雷鳥・岩鳥」:「岩鳥」について本文には「これは『農鳥岳』の農鳥と同様の説だろうか」とありますが、そうではありません。「農鳥」は山腹にあらわれる雪形なのに対して、「岩鳥」は雷鳥の別名ともいわれ、おそらく実際の鳥です。雷獣を取って食う猛々しい雷鳥と、言行不一致のずぼらな岩鳥ではだいぶ違いますが、いろんな性格の個体があるのかもしれない。

鳳凰山」:現在「鳳凰山」という単独の山はなく、地蔵ヶ岳・観音ヶ岳・薬師ヶ岳を総称して「鳳凰三山」と呼んでいます。筆者は岩鳥のいる山「地蔵ヶ岳」を別項で扱っていますから、観音ヶ岳・薬師ヶ岳の両方もしくはいずれかが、当時は「鳳凰山」と呼ばれたのでしょう。

ハルさま:
>いつから鳳凰山なのか、神社に何を祀ったのか、金色の鳥や芳しい香りの獣は何なのか。…
昔の人の高山に対する畏敬の念は、今の我々にははかりがたい部分があると思います。まあ航空写真で山容を見下ろせる現代は捨てがたいですが、ジャコウネコに遭遇したり金色の鶏に餌をやったりするのもいいなあ。

【あやしい古典文学の壺】02/01日付の更新について

次の二編を追加しました。

「美濃山中の仙女」:中国の仙人・仙女というのは、不老不死であるうえに通力を有し、天界と往来できるといったことが必要ですが、日本のそれは、単に山の中で長生きしていればいいような趣があります。まあでも、考えてみれば、長生きだが病弱で寝込みがちな仙人なんてのはまずいし、「木曽山中の妖」の山姥みたいに獰悪なのも仙女とは言い難い。

「木曽山中の妖」:木曽山中といえば、国枝史郎の伝奇小説「蔦葛木曽桟(つたかずらきそのかけはし)」を思い出します。青空文庫でも読めるはず。いろんな人物が出てきて構想のスケールが大きいですが、読み終わると少しがっかりします。

ハルさま:
>寒い夜:これは絶対嫌だわ。
やっぱり……。
>美濃山中の仙女:この、あやしいまま漂ってる雰囲気がいいですね。
「今年二百四十歳くらい」とか、「髪は棕櫚の毛のよう」とか、何気なく言っているのが快いです。

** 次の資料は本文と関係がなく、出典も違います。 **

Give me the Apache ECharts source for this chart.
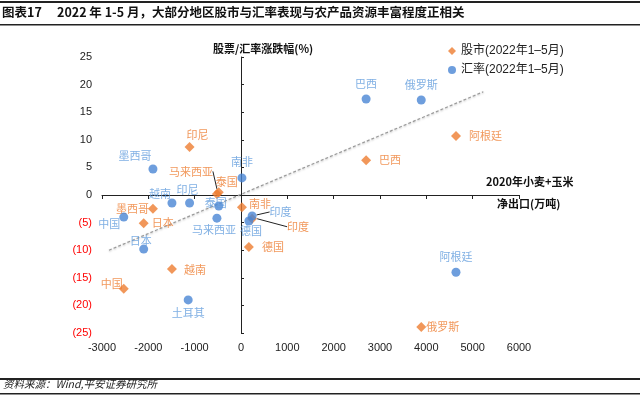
<!DOCTYPE html>
<html>
<head>
<meta charset="utf-8">
<script src="https://cdn.jsdelivr.net/npm/echarts@6/dist/echarts.min.js"></script>
<style>
  html, body { margin: 0; padding: 0; background: #fff; }
  #chart { width: 640px; height: 398px; }
</style>
</head>
<body>
<div id="chart"></div>
<script>
// 股市 (2022年1-5月)
var stockNames = ["巴西", "俄罗斯", "阿根廷", "墨西哥", "南非", "越南", "印尼", "泰国", "马来西亚", "中国", "日本", "印度", "德国"];
var stockX = [2700, 3890, 4640, -1900, 20, -1490, -1110, -480, -520, -2530, -2100, 240, 170];
var stockY = [6.3, -23.9, 10.7, -2.5, -2.2, -13.4, 8.7, 0.5, 0.2, -17.0, -5.1, -4.3, -9.4];

// 汇率 (2022年1-5月)
var fxNames = ["巴西", "俄罗斯", "阿根廷", "墨西哥", "南非", "越南", "印尼", "泰国", "马来西亚", "中国", "日本", "土耳其", "印度", "德国"];
var fxX = [2700, 3890, 4640, -1900, 20, -1490, -1110, -480, -520, -2530, -2100, -1140, 240, 170];
var fxY = [17.4, 17.2, -14.0, 4.7, 3.1, -1.45, -1.45, -2.0, -4.2, -4.0, -9.8, -19.0, -3.8, -4.7];

// 趋势线
var trendX = [-2850, 5230];
var trendY = [-10, 18.7];

var ORANGE = "#ED7D31";
var BLUE = "#4A86D4";
var BLUE_TXT = "#5F9BDC";
var FONT = "'Liberation Sans', Arial, 'Noto Sans CJK SC', sans-serif";
var CJK = "'Noto Sans CJK SC', sans-serif";

// label placement per point: [position, dx, dy, leader line]
var stockLabel = {
  "巴西": ["right", 3, 0],
  "俄罗斯": ["right", -5, 0],
  "阿根廷": ["right", 3, 0],
  "墨西哥": ["left", 6, 0],
  "南非": ["right", -3, -3],
  "越南": ["right", 2, 1],
  "印尼": ["top", 8, 3],
  "泰国": ["top", 8, 5],
  "马来西亚": ["top", -26, -7, true],
  "中国": ["left", 9, -5],
  "日本": ["right", -2, 0],
  "印度": ["right", 25, 8, true],
  "德国": ["right", 3, 0]
};
var fxLabel = {
  "巴西": ["top", 0, 0],
  "俄罗斯": ["top", 0, 0],
  "阿根廷": ["top", 0, 0],
  "墨西哥": ["top", -18, 2],
  "南非": ["top", 0, -1],
  "越南": ["top", -12, 6],
  "印尼": ["top", -2, 2],
  "泰国": ["top", -3, 12],
  "马来西亚": ["bottom", -3, -3],
  "中国": ["left", 6, 7],
  "日本": ["top", -3, 7],
  "土耳其": ["bottom", 0, -2],
  "印度": ["right", 8, -4, true],
  "德国": ["bottom", 2, -5]
};

function buildData(names, xs, ys, place) {
  return names.map(function (n, i) {
    var item = { name: n, value: [xs[i], ys[i]], label: { position: place[n][0] } };
    if (place[n][3]) item.labelLine = { show: true };
    return item;
  });
}

function layoutFn(names, place) {
  return function (p) {
    var q = place[names[p.dataIndex]];
    return { dx: q[1], dy: q[2] };
  };
}

var chart = echarts.init(document.getElementById("chart"));

var option = {
  animation: false,
  textStyle: { fontFamily: FONT },
  grid: { left: 102, right: 121, top: 57, bottom: 65 },
  legend: {
    orient: "vertical",
    left: 443,
    top: 40,
    itemWidth: 8,
    itemHeight: 8,
    itemGap: 7,
    data: ["股市(2022年1–5月)", "汇率(2022年1–5月)"],
    textStyle: { fontSize: 12, color: "#222", fontFamily: FONT }
  },
  xAxis: [
    {
      type: "value", min: -3000, max: 6000, interval: 1000,
      axisLine: { show: false, onZero: false },
      axisTick: { show: false },
      splitLine: { show: false },
      axisLabel: {
        margin: 9, fontSize: 11, color: "#222",
        formatter: function (v) { return String(v); }
      }
    },
    {
      type: "value", min: -3000, max: 6000, interval: 1000, position: "bottom",
      axisLine: { show: true, onZero: true, onZeroAxisIndex: 0, lineStyle: { color: "#222", width: 1 } },
      axisTick: { show: true, length: 4, lineStyle: { color: "#222" } },
      axisLabel: { show: false },
      splitLine: { show: false }
    }
  ],
  yAxis: [
    {
      type: "value", min: -25, max: 25, interval: 5,
      axisLine: { show: false, onZero: false },
      axisTick: { show: false },
      splitLine: { show: false },
      axisLabel: {
        margin: 10, fontSize: 11,
        formatter: function (v) {
          return v < 0 ? "{r|(" + (-v) + ")}" : "{b|" + v + "}";
        },
        rich: {
          r: { color: "#FF0000", fontSize: 11, fontFamily: FONT },
          b: { color: "#222", fontSize: 11, fontFamily: FONT }
        }
      }
    },
    {
      type: "value", min: -25, max: 25, interval: 5, position: "right",
      axisLine: { show: true, onZero: true, onZeroAxisIndex: 0, lineStyle: { color: "#222", width: 1 } },
      axisTick: { show: true, length: 3, lineStyle: { color: "#222" } },
      axisLabel: { show: false },
      splitLine: { show: false }
    }
  ],
  series: [
    {
      name: "趋势线",
      type: "line",
      data: trendX.map(function (x, i) { return [x, trendY[i]]; }),
      symbol: "none",
      silent: true,
      lineStyle: {
        color: "#9A9A9A", width: 1.2, type: [3, 2],
        shadowColor: "rgba(0,0,0,0.25)", shadowBlur: 2, shadowOffsetY: 1
      },
      z: 1
    },
    {
      name: "股市(2022年1–5月)",
      type: "scatter",
      symbol: "diamond",
      symbolSize: 10,
      itemStyle: { color: ORANGE },
      label: { show: true, formatter: "{b}", color: ORANGE, fontSize: 11, fontFamily: CJK, distance: 5 },
      labelLine: { show: false, lineStyle: { color: "#222", width: 1 } },
      labelLayout: layoutFn(stockNames, stockLabel),
      data: buildData(stockNames, stockX, stockY, stockLabel),
      z: 3
    },
    {
      name: "汇率(2022年1–5月)",
      type: "scatter",
      symbol: "circle",
      symbolSize: 9,
      itemStyle: { color: BLUE },
      label: { show: true, formatter: "{b}", color: BLUE_TXT, fontSize: 11, fontFamily: CJK, distance: 5 },
      labelLine: { show: false, lineStyle: { color: "#222", width: 1 } },
      labelLayout: layoutFn(fxNames, fxLabel),
      data: buildData(fxNames, fxX, fxY, fxLabel),
      z: 4
    }
  ],
  graphic: [
    { type: "rect", shape: { x: 0, y: 1, width: 640, height: 2 }, style: { fill: "#222" } },
    { type: "rect", shape: { x: 0, y: 24, width: 640, height: 1.5 }, style: { fill: "#222" } },
    { type: "text", left: 2, top: 6, style: { text: "图表17", font: "bold 12.5px " + CJK, fill: "#111" } },
    { type: "text", left: 57, top: 6, style: { text: "2022 年 1-5 月，大部分地区股市与汇率表现与农产品资源丰富程度正相关", font: "bold 12.5px " + CJK, fill: "#111" } },
    { type: "text", left: 213, top: 43, style: { text: "股票/汇率涨跌幅(%)", font: "bold 11px " + CJK, fill: "#111" } },
    { type: "text", left: 486, top: 176, style: { text: "2020年小麦+玉米", font: "bold 11px " + CJK, fill: "#111" } },
    { type: "text", left: 497, top: 198, style: { text: "净出口(万吨)", font: "bold 11px " + CJK, fill: "#111" } },
    { type: "rect", shape: { x: 0, y: 378, width: 640, height: 2 }, style: { fill: "#222" } },
    { type: "rect", shape: { x: 0, y: 393, width: 640, height: 1.5 }, style: { fill: "#222" } },
    { type: "text", left: 3, top: 379, style: { text: "资料来源：Wind,平安证券研究所", font: "italic 10.5px " + CJK, fill: "#222" } }
  ]
};

chart.setOption(option);
</script>
</body>
</html>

【あやしい古典文学の壺】01/21日付の更新について

次の二編を追加しました。

「盗賊 vs.女四人」:女が四人がかりでワーワーキャーキャー抵抗するんで、盗賊も持て余したんでしょう。下女の報賞金だけ少ないのは納得できません。


「寒い夜」:血なまぐさくて嫌われるのは、まあ仕方ないです。お気の毒さまとしか…。
江戸時代、犬鍋はわりと食べられたみたいですね。牛馬や猪熊鹿などの獣肉は農村とか山間部に行かないと手に入りにくいわけですが、野良犬なら町中にもゴロゴロいたはずですから、捕まえて食べる気なら容易だったでしょう。